>> begin Data provided

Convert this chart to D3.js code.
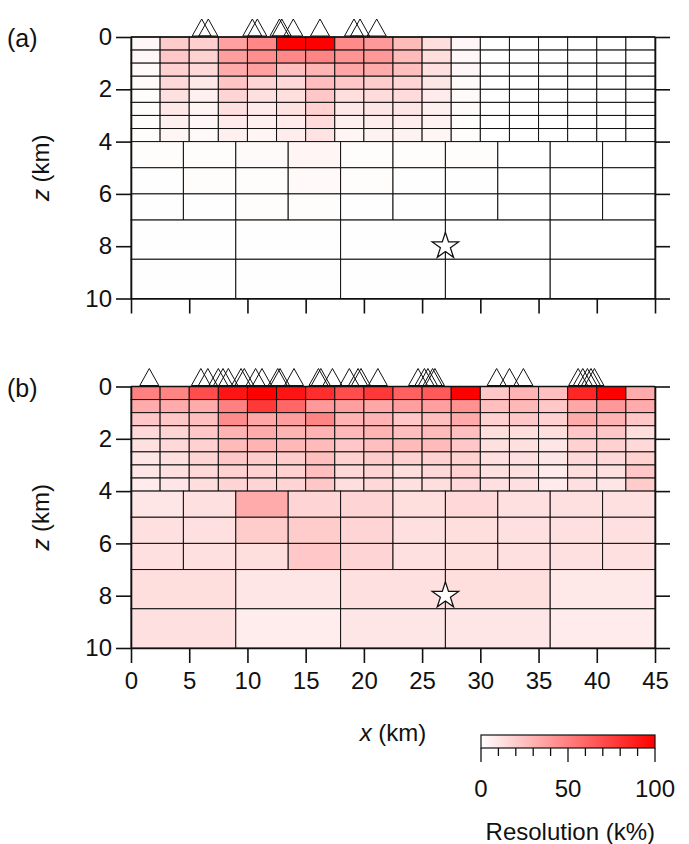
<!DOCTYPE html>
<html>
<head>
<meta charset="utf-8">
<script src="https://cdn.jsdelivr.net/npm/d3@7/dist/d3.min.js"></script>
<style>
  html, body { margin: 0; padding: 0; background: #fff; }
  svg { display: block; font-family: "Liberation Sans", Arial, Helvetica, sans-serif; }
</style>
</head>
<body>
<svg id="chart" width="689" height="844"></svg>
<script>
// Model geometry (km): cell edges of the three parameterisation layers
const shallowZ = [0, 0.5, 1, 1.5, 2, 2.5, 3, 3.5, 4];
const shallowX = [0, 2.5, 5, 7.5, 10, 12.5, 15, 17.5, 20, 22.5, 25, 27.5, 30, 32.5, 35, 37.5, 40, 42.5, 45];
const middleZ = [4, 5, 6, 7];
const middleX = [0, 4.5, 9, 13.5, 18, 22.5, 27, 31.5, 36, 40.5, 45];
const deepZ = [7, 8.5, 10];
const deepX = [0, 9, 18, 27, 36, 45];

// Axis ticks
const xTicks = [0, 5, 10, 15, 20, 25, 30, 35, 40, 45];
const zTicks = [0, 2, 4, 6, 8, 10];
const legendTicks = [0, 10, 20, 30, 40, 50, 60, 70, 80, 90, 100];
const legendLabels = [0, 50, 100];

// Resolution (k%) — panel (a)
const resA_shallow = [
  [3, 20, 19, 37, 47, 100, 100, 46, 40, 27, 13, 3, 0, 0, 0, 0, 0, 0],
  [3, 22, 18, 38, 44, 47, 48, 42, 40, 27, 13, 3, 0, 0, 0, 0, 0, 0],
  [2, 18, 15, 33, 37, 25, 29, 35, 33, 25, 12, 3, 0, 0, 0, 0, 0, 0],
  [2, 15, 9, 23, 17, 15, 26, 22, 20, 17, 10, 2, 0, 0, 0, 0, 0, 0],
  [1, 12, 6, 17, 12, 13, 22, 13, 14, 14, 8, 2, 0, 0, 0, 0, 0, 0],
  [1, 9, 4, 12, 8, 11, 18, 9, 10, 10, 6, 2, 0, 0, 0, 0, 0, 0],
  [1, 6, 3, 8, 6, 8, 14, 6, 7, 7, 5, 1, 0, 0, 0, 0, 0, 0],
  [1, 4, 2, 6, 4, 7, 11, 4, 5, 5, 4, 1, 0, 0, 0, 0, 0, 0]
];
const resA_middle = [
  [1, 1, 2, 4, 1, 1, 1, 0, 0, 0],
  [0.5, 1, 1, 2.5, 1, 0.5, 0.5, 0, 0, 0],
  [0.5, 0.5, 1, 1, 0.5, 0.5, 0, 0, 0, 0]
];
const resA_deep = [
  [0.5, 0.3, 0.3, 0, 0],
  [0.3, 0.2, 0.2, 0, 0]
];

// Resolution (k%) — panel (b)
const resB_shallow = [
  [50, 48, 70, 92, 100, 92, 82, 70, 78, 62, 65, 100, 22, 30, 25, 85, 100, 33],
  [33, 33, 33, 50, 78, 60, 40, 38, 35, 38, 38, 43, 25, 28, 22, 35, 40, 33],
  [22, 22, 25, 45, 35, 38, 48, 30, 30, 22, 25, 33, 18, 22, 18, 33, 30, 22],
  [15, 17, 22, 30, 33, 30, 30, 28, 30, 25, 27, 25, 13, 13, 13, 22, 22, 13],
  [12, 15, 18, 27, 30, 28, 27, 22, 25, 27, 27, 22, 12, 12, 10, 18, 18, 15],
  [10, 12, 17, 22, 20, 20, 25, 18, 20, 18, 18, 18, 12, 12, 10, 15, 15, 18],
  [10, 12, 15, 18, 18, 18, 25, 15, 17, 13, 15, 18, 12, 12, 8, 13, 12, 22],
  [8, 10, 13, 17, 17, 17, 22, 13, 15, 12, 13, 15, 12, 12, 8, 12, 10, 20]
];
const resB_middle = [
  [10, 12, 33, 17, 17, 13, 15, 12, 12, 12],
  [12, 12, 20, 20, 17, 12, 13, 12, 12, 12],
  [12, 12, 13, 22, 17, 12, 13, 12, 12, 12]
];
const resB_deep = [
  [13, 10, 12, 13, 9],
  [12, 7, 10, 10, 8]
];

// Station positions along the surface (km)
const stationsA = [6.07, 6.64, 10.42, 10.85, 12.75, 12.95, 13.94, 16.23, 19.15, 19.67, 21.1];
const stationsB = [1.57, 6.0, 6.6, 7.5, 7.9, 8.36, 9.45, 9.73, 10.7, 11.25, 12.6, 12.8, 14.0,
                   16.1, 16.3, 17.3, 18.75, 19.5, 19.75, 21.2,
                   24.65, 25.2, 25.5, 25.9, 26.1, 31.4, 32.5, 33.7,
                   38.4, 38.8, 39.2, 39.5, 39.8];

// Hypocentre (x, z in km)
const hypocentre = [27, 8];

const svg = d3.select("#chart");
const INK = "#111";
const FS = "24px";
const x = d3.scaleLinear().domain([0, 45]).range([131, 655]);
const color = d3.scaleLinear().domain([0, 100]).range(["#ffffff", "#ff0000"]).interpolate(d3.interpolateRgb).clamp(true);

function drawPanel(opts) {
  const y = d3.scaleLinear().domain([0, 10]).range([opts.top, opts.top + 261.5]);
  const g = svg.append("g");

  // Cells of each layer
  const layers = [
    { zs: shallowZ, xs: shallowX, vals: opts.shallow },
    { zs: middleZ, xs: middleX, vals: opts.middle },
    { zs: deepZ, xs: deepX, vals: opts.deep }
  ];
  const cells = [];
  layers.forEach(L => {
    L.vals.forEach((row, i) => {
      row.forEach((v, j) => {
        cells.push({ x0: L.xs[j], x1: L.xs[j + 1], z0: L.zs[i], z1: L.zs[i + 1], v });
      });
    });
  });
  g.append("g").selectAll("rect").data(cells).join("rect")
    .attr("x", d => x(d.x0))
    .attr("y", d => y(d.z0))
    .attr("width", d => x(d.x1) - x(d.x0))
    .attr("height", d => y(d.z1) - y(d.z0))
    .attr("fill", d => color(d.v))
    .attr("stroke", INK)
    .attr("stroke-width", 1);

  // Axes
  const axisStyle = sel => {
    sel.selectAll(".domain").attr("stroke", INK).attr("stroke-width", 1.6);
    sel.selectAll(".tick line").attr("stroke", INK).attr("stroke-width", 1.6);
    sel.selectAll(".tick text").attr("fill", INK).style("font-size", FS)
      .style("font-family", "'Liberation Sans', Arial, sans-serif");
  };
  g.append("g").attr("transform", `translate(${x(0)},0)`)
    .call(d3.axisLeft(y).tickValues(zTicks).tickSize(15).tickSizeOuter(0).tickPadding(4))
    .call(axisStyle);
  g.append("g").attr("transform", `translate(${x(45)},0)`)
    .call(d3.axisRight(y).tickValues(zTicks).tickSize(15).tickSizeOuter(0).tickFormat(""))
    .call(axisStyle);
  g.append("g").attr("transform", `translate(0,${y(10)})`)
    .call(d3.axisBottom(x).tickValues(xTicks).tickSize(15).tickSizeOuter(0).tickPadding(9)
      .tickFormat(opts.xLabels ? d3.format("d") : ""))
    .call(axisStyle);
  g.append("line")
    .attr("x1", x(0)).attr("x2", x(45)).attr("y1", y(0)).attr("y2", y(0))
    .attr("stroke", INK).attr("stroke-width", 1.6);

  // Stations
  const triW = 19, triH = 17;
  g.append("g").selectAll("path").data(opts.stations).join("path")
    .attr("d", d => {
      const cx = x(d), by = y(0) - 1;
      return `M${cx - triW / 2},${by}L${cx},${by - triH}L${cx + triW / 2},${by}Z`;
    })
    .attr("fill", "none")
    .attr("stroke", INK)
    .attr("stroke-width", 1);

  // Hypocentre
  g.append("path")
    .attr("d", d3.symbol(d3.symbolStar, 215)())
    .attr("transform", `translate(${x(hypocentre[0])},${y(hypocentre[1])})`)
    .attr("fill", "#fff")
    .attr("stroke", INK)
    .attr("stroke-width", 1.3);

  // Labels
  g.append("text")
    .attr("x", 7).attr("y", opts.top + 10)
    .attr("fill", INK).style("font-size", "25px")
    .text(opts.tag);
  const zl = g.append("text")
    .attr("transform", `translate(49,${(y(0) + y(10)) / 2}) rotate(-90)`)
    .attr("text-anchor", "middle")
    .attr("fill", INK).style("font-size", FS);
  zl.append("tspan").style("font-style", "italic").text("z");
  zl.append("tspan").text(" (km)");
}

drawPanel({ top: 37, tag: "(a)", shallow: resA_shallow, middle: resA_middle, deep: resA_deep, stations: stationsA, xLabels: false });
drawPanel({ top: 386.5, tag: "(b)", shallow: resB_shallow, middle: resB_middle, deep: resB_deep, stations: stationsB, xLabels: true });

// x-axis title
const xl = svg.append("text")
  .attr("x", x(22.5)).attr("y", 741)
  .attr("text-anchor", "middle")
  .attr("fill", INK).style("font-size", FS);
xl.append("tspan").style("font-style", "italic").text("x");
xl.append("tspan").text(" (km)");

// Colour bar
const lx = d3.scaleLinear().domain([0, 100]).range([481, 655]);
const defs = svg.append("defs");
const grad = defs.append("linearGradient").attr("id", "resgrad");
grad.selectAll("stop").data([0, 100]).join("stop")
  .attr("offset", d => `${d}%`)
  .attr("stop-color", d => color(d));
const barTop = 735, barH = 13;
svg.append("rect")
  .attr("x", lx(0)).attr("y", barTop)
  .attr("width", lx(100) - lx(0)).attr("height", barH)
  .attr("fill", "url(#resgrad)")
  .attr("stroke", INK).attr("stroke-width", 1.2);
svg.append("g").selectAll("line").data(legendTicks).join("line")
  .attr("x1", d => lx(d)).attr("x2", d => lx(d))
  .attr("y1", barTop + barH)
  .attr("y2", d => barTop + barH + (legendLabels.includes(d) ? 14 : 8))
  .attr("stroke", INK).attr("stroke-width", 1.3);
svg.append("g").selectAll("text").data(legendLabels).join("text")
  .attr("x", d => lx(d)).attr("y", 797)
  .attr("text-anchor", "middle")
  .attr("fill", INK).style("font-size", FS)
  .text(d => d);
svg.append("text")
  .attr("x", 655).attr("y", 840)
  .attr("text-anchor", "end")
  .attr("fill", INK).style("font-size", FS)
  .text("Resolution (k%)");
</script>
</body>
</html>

>> end Data provided

**Stated exercise:** Copy each line that holds the word "chart".

**Final result:**
Convert this chart to D3.js code.
<svg id="chart" width="689" height="844"></svg>
const svg = d3.select("#chart");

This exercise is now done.